Of course, there are so many more Nero Wolfe stories that could have been told. Stories like “Death of a Demon” or “Bullet for One”, or the novels The Final Deduction or Murder by the Book. Others might have their own ideas for what should have gone in to Season 3. What remains without question is that when A Nero Wolfe Mystery was cancelled, there was a lot of great television that was never made and which we’ll never see.

However, we can always imagine.

  2 comments for “Imaginining A Nero Wolfe Mystery, Season Three”

  1. David John Craven
    June 10, 2023 at 11:56 am

    How could you possibly leave out “The Black Mountain”? (SPOILER ALERT (do we really need Spoiler Alerts for books from 1954….) This contains major character development). It includes the death of Wolfe’s Daughter and the elimination of a long time major secondary character. In terms of redefining the characters its important and the dead secondary character is referenced for a great many more books. And, of course, Montenegro did not become independent until 2006, and since Season 3 would have aired in 2003, we still had an occupied Montenegro in the minds of most Americans. (Yes, I know, the setting of the teleplay would have been earlier in any event).

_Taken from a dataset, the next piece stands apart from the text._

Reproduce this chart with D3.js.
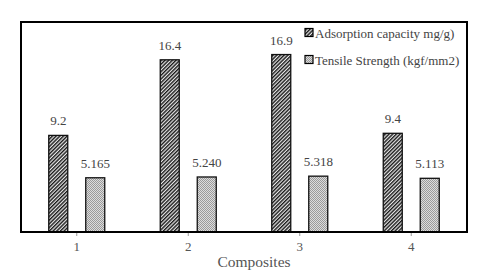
<!DOCTYPE html>
<html><head><meta charset="utf-8">
<script src="https://cdn.jsdelivr.net/npm/d3@7"></script>
<style>body{margin:0;background:#fff}svg{display:block}text{font-family:"Liberation Serif","Times New Roman",Times,serif}</style>
</head><body><div id="c"></div>
<script>
const categories = ["1","2","3","4"];
const adsorption = [9.2, 16.4, 16.9, 9.4];
const tensile = [5.165, 5.240, 5.318, 5.113];
const adsorptionLabels = ["9.2","16.4","16.9","9.4"];
const tensileLabels = ["5.165","5.240","5.318","5.113"];
const seriesNames = ["Adsorption capacity mg/g)","Tensile Strength (kgf/mm2)"];
const yDomain = [0, 20];

const W = 480, H = 277;
const m = {l:21, r:13, t:22, b:45};
const svg = d3.select("#c").append("svg").attr("width",W).attr("height",H);
const defs = svg.append("defs");
const p1 = defs.append("pattern").attr("id","hatch").attr("patternUnits","userSpaceOnUse")
  .attr("width",2.6).attr("height",2.6).attr("patternTransform","rotate(45)");
p1.append("rect").attr("width",2.6).attr("height",2.6).attr("fill","#e8e8e8");
p1.append("rect").attr("width",1.4).attr("height",2.6).attr("fill","#1a1a1a");
const p2 = defs.append("pattern").attr("id","dots").attr("patternUnits","userSpaceOnUse")
  .attr("width",2).attr("height",2);
p2.append("rect").attr("width",2).attr("height",2).attr("fill","#dcdcdc");
p2.append("rect").attr("width",1).attr("height",1).attr("fill","#9a9a9a");
p2.append("rect").attr("x",1).attr("y",1).attr("width",1).attr("height",1).attr("fill","#9a9a9a");

const x = d3.scaleBand().domain(categories).range([m.l, W-m.r]);
const y = d3.scaleLinear().domain(yDomain).range([H-m.b, m.t]);
const bw = 19, off = 18.5;

const g = svg.append("g");
categories.forEach((c,i)=>{
  const cx = x(c) + x.bandwidth()/2;
  g.append("rect").attr("x",cx-off-bw/2).attr("y",y(adsorption[i])).attr("width",bw)
    .attr("height",y(0)-y(adsorption[i])).attr("fill","url(#hatch)").attr("stroke","#111").attr("stroke-width",1.3);
  g.append("rect").attr("x",cx+off-bw/2).attr("y",y(tensile[i])).attr("width",bw)
    .attr("height",y(0)-y(tensile[i])).attr("fill","url(#dots)").attr("stroke","#111").attr("stroke-width",1.3);
  g.append("text").attr("x",cx-off).attr("y",y(adsorption[i])-10).attr("text-anchor","middle")
    .style("font-size","13px").attr("fill","#444").text(adsorptionLabels[i]);
  g.append("text").attr("x",cx+off).attr("y",y(tensile[i])-10).attr("text-anchor","middle")
    .style("font-size","13px").attr("fill","#444").text(tensileLabels[i]);
});

svg.append("rect").attr("x",m.l).attr("y",m.t).attr("width",W-m.r-m.l).attr("height",H-m.b-m.t)
  .attr("fill","none").attr("stroke","#000").attr("stroke-width",2);

const xa = svg.append("g").attr("transform",`translate(0,${H-m.b+1})`)
  .call(d3.axisBottom(x).tickSize(3).tickPadding(6));
xa.select(".domain").remove();
xa.selectAll(".tick line").attr("stroke","#999");
xa.selectAll(".tick text").attr("font-family",null).style("font-size","13px").attr("fill","#555");

svg.append("text").attr("x",(m.l+W-m.r)/2+10).attr("y",267).attr("text-anchor","middle")
  .style("font-size","15.5px").attr("fill","#555").text("Composites");

const fills = ["url(#hatch)","url(#dots)"];
seriesNames.forEach((n,i)=>{
  const ly = 33 + i*27;
  svg.append("rect").attr("x",305).attr("y",ly-4.5).attr("width",8).attr("height",8)
    .attr("fill",fills[i]).attr("stroke","#000").attr("stroke-width",1.2);
  svg.append("text").attr("x",315).attr("y",ly+4.5)
    .style("font-size","13px").attr("fill","#444").text(n);
});
</script></body></html>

  2. Yours Truly Johnny Blogger
    June 10, 2023 at 12:33 pm

    The Major character you’re talking about never appeared in A Nero Wolfe Mystery the TV show so for the TV audience it wouldn’t have an impact. I think adapting enough stories to make his death matter would be a Season 4 thing because you’d have to do Too Many Cooks to introduce him and then do the Zeck trilogy to show his importance to Wolfe and then the Black Mountain. Given that Wolfe loses weight for both the Black Mountain and In the Best Families. Personally, if there were a Season 4, I’d like to do, “Right to Die” in the same reason if for no other reason than to have the adult son of a character who was his father’s age at the time Wolfe and Archie met twenty-five years ago with Wolfe and Archie not aging. I wouldn’t want that fixed. I’d just want that to happen without any explanation or elaboration.